Imagine a message sent to the retail trade by a respected literary publisher, a few months ahead of the always-decisive autumn period.

Imagine a message sent to the retail trade by a respected literary publisher, a few months ahead of the always-decisive autumn period. "Dear booksellers," this open letter runs, "Picador/Faber/Chatto will not be publishing any books in the second half of 2004... We're taking a break, and having a bit of a rest. Thanks for your support, and good luck with the autumn season." Unthinkable? It has happened in France, where the successful small publisher Viviane Hamy responded to the (by British standards) modest avalanche of 661 new novels due this season by withdrawing from the scrum. Brava, Mme Hamy.

No publisher on this side of the Channel seems to have mustered the same courage. So autumn's bandwagon rolls again, with a whole army of the leading titles in fiction released - as ever - on virtually the same day. Total marketing war will break out around 2 September, as Jonathan Coe ( The Closed Circle), AL Kennedy ( Paradise), David Lodge ( Author, Author), Frank Delaney ( Ireland), Henning Mankell ( Before the Frost), Kate Atkinson ( Case Histories), Tom Sharpe ( Wilt in Nowhere), Anita Desai ( The Zigzag Way), Matt Thorne ( Cherry) and even Julie Burchill ( Sugar Rush) clamour for your favour with new novels. A few days earlier, Alexander McCall Smith ( In the Company of Cheerful Ladies), Maeve Binchy ( Nights of Rain & Stars) and Margaret Drabble ( The Red Queen) will sneak in before the deluge.

Shortly after, Patricia Cornwell ( Trace), Roddy Doyle ( Oh Play that Thing), VS Naipaul ( Magic Seeds) and Ian Rankin ( Fleshmarket Close) will arrive on the field of battle, with Philip Roth ( The Plot against America) and Tom Wolfe ( I am Charlotte Simmons) crossing the Atlantic later for mopping-up operations. Meanwhile, Susanna Clarke's epic historical fantasy Jonathan Strange & Mr Norrell will - although a first novel - attract an enormous brouhaha. Exhausted? You will be.

Across the media, we will hear, read and see a great deal about most of these titles. To redress the balance a little, here is my subjective (and alphabetical) selection of 10 distinctive novels - all slated for publication soon - by somewhat less familiar names. Finding a few will guarantee you a trend-bucking, herd-scorning fictional autumn.

1. Frédéric Beigbeder, Windows on the World (Fourth Estate). September 11 seen, grippingly but controversially, from within the Twin Towers.

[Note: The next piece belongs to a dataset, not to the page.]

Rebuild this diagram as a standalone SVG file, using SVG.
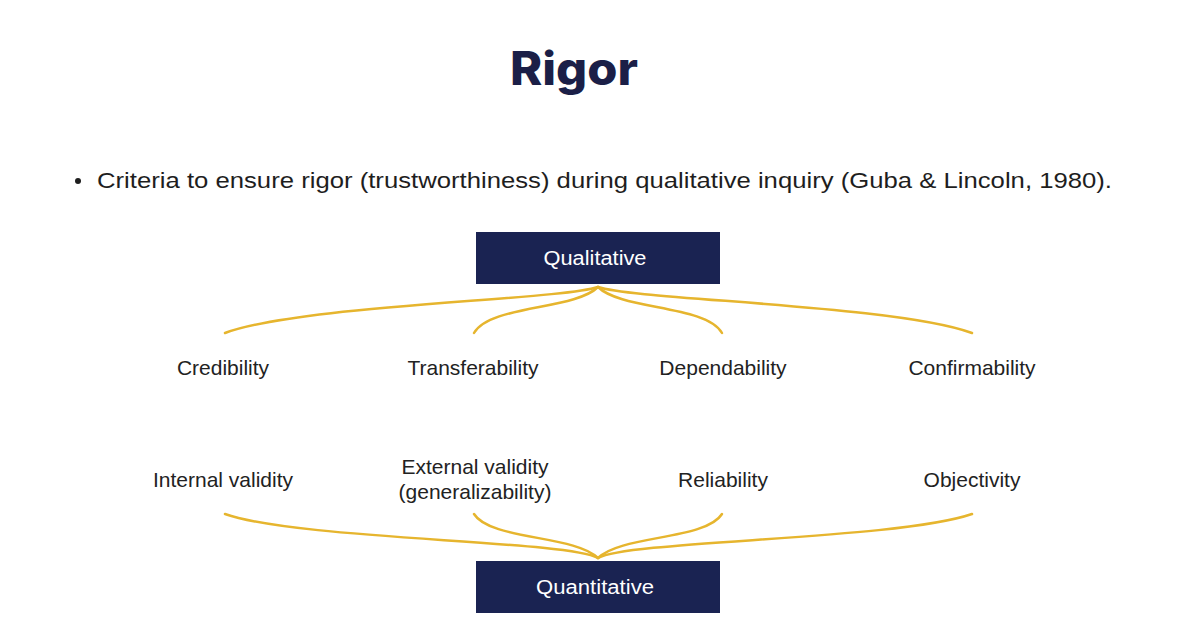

2. Irina Denezhkina, Give Me: songs for lovers (Chatto). Young Russia's passion and despair caught in fiery stories from a 23-year-old prodigy.

3. James Flint, The Book of Ash (Hamish Hamilton). Our nuclear past and present exposed in a bold British counterpart to DeLillo's Underworld.

4. Paul Golding, Senseless (Picador). A second novel of desire and death in the Excessive Eighties by a virtuoso stylist - gay, gruesome and glamorous.

5. Gail Jones, Sixty Lights (Harvill). Photography gives a focus to this gem-like, lyrical portrait of a girl's growing-up in 1860s Australia and India.

6. Natsuo Kirino, Out (Vintage). A feminist revenge plot meets social critique and hardcore horror in a startling Japanese mix of satire and sensation.

7. John Murray, Murphy's Favourite Channels (Flambard). Cumbria's comic wizard frames mad multi-channel TV against the grim events of 2001.

8. Tiffany Murray, Happy Accidents (Fourth Estate). Woody Allen visits Cold Comfort Farm in this black comedy of an Anglo-American rural childhood.

9. Peter Rushforth, Pinkerton's Sister (Scribner). Huge, brilliant, demanding life-in-a-day portrayal of New York family secrets and lies 100 years ago.

10. MG Vassanji, The in-between world of Vikram Lall (Canongate). Asian lives in Kenya and Canada thread through a moving saga of loss and change.